After 60 years of closure, the Trans Bhutan Trail has finally reopened. Spanning over 400KM, the trail covers the whole of Bhutan, from east to west. For those of you who are unfamiliar with the country, here’s something you should know: Bhutan is the only carbon negative country in the world, making it the greenest country on Earth.
As part of Bhutan’s commitment to environmental conservation, the hiking trail is meant to encourage eco-friendly tourism. If you’re looking for a truly nomadic experience and have about a month to spare, the Trans Bhutan hiking trail may be just the thing for you.
Used by pilgrims for hundreds of years, the Trans Bhutan Trail was the only way to travel across the country right until the 1960s, when Bhutan introduced its national road system. After years of extensive restoration, the trail is once again ready for travellers to live out their deepest Indiana Jones fantasies.
Whether you’re a nature lover seeking to get the best view of the Bhutanese mountains and forests, or a history buff hoping to connect with the past, the one-of-a-kind trail is both a challenging hike and a look into Bhutan’s history.
Walk in the footsteps of the pilgrims from hundreds of years ago and explore over 400 cultural sites located along the way.
Spanning 403KM, the trail covers the entirety of Bhutan, from the Haa district in the west to the Trashigang district in the east. Located deep in the Himalayas, the trail is one of the most culturally rich yet unexplored in the world, sitting between China and India.
Image credit: Bhutan Canada Foundation
Take it easy and do a day-hike covering only a part of the trail, or challenge yourself and trek the entire 403 kilometres. Whatever you decide, itineraries are entirely customisable.
Image credit: Avenue One
Aside from the trek itself, diversify your experience by trying out one of the many additional activities available along the trail, such as biking, rafting and even fly-fishing, a challenging alternative to the traditional bait and lure.
Unlike other rural Bhutanese trails, the Trans Bhutan Trail offers travellers a diverse range of accommodation, from the more conventional hotels to rugged campsites.
For the most authentic experience, however, go for the homestay.

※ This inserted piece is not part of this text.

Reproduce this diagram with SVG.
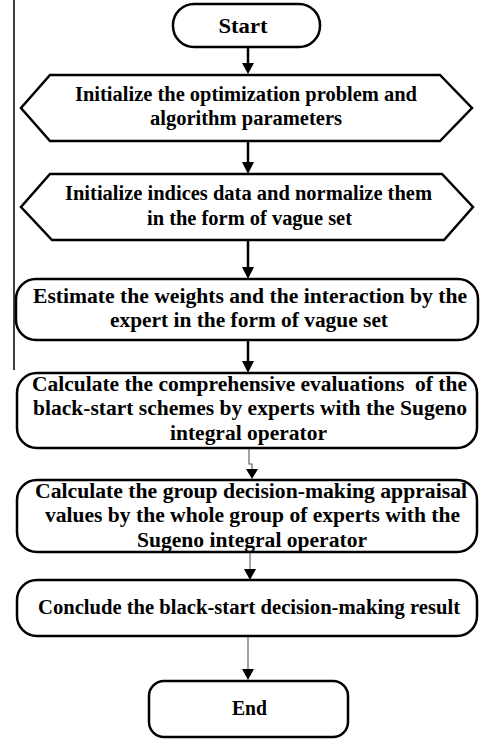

You’ll get to immerse yourself in Bhutanese culture by living in a traditional farmhouse, hosted by a local family.
Image credit: Trans Bhutan Trail
Live like a local – eat, sleep, and shower where the locals do. More importantly, gain a genuine insight into Bhutanese customs and traditions, like how you’re supposed to refuse food when it is first offered to be polite – sounds a little like SG IMO.
Whether you’re an outdoorsman wanting to live out in nature, or someone who can’t go without the creature comforts of a hotel, there’s an option for every preference and budget.
In line with Bhutan’s environmentally conscious approach, the trail is one of the greenest in the world. With marker posts made from recycled plastic and bridges repaired using responsibly sourced timber, the entire trail was restored solely through sustainable forestry methods.
The imposition of eco-guidelines for travellers walking the trail makes the trip itself incredibly eco-friendly as well.
In lieu of single use plastics, reusable water bottles are supplied to all travellers, with plenty of refill points along the trail. All you have to do is book your trip directly through the Trans Bhutan Trail website to receive a reusable bottle at the beginning of your journey. Meals available along the trail are also made from locally sourced, organic ingredients, to minimise the carbon footprint left by travellers.
Notably, walking the trail allows you to support a good cause – the proceeds earned from facilitating the trips directly support both the Bhutanese economy and its people. Earnings from homestays benefit the homeowners, while the employment of local guides and purchasing of supplies from local producers benefit the rural community.
Finally, epitomising the Bhutanese green approach to tourism is their tree planting initiative – for every visit to the trail, a tree will be planted to ensure a continually thriving, abundant forest.
A four-day, 33KM trek from Haa to Paro costs $1,610, while a 36-day trip covering the entire trail will set you back $17,025.
This may seem pricey at first, but makes sense when you consider that it’s part of Bhutan’s high value, low volume tourism initiative – essentially raising prices to afford travellers a more high quality experience while ensuring the trail is not subject to excessive stress from being overcrowded.
Aside from the price, the trip is a once in a lifetime opportunity for hikers to challenge themselves on a historic trail unlike any in SG.
Trips can be booked directly through the Trans Bhutan Trail website.